===== DATA EXTRACT
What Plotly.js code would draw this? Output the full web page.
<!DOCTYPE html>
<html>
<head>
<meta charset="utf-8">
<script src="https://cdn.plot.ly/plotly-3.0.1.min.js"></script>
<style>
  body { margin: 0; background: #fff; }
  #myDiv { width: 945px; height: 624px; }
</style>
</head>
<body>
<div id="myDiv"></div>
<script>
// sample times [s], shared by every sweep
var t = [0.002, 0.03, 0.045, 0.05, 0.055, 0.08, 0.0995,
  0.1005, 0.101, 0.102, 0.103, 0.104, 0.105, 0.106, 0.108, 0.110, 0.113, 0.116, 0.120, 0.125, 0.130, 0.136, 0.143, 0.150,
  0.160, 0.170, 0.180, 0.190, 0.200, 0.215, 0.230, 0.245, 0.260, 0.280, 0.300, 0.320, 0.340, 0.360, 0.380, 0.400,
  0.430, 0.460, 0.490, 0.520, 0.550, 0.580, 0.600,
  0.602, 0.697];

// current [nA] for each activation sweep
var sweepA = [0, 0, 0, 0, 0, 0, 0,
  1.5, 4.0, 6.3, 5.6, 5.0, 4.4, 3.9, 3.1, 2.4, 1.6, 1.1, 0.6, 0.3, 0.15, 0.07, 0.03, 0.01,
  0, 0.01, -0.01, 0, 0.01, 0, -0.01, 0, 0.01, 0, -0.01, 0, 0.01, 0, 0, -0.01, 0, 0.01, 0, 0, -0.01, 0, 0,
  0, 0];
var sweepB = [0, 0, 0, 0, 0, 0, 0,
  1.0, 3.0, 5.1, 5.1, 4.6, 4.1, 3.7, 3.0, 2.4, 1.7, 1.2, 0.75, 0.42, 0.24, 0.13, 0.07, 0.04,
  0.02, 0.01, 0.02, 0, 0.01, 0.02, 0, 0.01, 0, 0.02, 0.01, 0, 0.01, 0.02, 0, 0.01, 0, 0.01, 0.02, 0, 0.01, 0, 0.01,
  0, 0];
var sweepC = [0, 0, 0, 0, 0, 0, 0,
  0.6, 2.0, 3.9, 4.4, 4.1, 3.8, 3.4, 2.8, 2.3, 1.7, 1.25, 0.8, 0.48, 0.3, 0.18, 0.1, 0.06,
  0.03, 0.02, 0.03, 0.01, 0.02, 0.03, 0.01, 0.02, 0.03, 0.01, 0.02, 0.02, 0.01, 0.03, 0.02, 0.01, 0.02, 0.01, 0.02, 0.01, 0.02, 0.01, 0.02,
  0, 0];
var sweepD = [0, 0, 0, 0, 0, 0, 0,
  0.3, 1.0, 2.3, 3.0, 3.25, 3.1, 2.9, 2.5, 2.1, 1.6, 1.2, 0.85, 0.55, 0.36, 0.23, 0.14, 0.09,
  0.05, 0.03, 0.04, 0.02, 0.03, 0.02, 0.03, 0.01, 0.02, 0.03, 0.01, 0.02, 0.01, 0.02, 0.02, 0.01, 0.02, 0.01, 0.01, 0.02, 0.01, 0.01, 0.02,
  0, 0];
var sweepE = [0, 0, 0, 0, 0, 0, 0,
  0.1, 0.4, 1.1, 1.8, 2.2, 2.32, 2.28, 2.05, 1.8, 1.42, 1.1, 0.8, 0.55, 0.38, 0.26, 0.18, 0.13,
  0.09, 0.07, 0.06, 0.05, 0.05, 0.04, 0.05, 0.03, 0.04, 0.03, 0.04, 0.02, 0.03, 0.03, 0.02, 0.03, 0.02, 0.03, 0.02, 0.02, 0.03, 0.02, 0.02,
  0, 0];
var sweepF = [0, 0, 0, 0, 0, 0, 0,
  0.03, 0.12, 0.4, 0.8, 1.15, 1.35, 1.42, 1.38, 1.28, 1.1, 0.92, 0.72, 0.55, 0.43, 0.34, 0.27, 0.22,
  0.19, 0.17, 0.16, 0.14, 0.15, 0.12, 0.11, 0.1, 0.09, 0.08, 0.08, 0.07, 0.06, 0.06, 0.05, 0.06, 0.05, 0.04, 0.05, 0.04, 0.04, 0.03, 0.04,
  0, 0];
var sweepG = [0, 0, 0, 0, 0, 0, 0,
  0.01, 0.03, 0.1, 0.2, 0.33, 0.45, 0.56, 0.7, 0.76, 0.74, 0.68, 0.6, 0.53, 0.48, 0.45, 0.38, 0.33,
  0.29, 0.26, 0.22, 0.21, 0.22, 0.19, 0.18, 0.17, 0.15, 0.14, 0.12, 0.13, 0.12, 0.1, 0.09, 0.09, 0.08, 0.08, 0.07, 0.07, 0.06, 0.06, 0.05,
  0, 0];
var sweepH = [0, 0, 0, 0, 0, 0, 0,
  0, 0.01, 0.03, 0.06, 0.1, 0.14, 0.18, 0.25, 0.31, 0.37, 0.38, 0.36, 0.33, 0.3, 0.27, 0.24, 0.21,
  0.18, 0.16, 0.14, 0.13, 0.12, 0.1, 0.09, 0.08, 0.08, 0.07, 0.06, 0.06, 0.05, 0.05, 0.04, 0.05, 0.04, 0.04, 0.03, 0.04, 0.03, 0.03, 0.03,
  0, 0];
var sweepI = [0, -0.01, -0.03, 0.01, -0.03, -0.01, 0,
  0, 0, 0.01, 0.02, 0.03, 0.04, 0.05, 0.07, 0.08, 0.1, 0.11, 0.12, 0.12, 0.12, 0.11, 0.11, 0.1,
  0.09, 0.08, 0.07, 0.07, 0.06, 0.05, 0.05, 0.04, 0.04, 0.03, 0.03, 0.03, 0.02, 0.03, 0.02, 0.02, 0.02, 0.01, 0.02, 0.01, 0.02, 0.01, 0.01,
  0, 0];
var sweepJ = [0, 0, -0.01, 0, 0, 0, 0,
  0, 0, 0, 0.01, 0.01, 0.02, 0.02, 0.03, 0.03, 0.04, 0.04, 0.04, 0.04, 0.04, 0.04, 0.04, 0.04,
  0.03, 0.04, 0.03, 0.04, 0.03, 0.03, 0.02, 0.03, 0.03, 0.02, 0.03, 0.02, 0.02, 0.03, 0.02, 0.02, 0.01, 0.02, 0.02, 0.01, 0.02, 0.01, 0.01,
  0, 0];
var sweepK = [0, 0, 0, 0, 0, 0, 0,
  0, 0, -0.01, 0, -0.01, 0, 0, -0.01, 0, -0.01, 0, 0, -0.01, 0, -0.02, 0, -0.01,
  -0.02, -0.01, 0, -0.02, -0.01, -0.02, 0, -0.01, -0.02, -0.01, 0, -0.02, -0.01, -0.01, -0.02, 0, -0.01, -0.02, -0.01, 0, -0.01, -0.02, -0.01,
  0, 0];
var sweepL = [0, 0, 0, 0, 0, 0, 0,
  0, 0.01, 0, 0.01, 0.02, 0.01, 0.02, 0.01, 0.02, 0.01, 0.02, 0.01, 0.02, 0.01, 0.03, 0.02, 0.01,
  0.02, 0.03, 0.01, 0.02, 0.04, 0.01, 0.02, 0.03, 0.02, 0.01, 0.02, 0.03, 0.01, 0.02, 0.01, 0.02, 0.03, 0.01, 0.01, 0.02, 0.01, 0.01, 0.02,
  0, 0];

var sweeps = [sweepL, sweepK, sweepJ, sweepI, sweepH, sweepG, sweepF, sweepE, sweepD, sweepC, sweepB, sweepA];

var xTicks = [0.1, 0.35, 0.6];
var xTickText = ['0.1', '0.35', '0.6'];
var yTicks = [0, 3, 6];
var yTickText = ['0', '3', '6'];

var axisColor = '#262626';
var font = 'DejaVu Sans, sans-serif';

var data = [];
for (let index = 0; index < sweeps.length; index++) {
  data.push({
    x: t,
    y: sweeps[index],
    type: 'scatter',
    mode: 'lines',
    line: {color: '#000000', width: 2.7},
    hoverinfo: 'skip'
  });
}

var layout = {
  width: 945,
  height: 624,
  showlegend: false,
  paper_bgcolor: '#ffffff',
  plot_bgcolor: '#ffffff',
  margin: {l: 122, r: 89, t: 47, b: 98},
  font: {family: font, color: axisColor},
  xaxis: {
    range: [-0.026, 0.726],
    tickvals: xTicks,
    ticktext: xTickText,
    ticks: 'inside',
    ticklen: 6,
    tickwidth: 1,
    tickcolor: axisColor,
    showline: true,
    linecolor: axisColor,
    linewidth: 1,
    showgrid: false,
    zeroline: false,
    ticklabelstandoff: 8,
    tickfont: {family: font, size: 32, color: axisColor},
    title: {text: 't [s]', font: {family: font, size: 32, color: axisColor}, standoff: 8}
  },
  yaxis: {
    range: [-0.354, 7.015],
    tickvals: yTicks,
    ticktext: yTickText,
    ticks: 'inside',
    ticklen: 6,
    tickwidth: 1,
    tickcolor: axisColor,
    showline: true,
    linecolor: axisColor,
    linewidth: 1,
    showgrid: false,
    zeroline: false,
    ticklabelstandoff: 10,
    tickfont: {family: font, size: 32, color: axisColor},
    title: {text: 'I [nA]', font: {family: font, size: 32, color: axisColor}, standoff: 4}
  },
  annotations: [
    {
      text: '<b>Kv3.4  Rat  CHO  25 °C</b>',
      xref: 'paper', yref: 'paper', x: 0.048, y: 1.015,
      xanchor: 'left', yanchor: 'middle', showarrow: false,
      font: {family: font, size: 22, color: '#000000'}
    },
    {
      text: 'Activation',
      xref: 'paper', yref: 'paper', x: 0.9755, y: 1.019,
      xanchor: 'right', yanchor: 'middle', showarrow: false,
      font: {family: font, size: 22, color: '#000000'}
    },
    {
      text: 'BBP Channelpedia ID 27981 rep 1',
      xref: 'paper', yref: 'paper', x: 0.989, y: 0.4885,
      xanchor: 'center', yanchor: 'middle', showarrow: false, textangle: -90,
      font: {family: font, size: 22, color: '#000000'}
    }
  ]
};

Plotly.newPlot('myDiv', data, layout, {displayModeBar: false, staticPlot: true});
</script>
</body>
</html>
==========
### WHAT IS REQUIRED
Word for word, reproduce the listing above from its start up to and including the line that has "0.602, 0.697];". Give only those lines.

### WRITTEN REPLY
What Plotly.js code would draw this? Output the full web page.
<!DOCTYPE html>
<html>
<head>
<meta charset="utf-8">
<script src="https://cdn.plot.ly/plotly-3.0.1.min.js"></script>
<style>
  body { margin: 0; background: #fff; }
  #myDiv { width: 945px; height: 624px; }
</style>
</head>
<body>
<div id="myDiv"></div>
<script>
// sample times [s], shared by every sweep
var t = [0.002, 0.03, 0.045, 0.05, 0.055, 0.08, 0.0995,
  0.1005, 0.101, 0.102, 0.103, 0.104, 0.105, 0.106, 0.108, 0.110, 0.113, 0.116, 0.120, 0.125, 0.130, 0.136, 0.143, 0.150,
  0.160, 0.170, 0.180, 0.190, 0.200, 0.215, 0.230, 0.245, 0.260, 0.280, 0.300, 0.320, 0.340, 0.360, 0.380, 0.400,
  0.430, 0.460, 0.490, 0.520, 0.550, 0.580, 0.600,
  0.602, 0.697];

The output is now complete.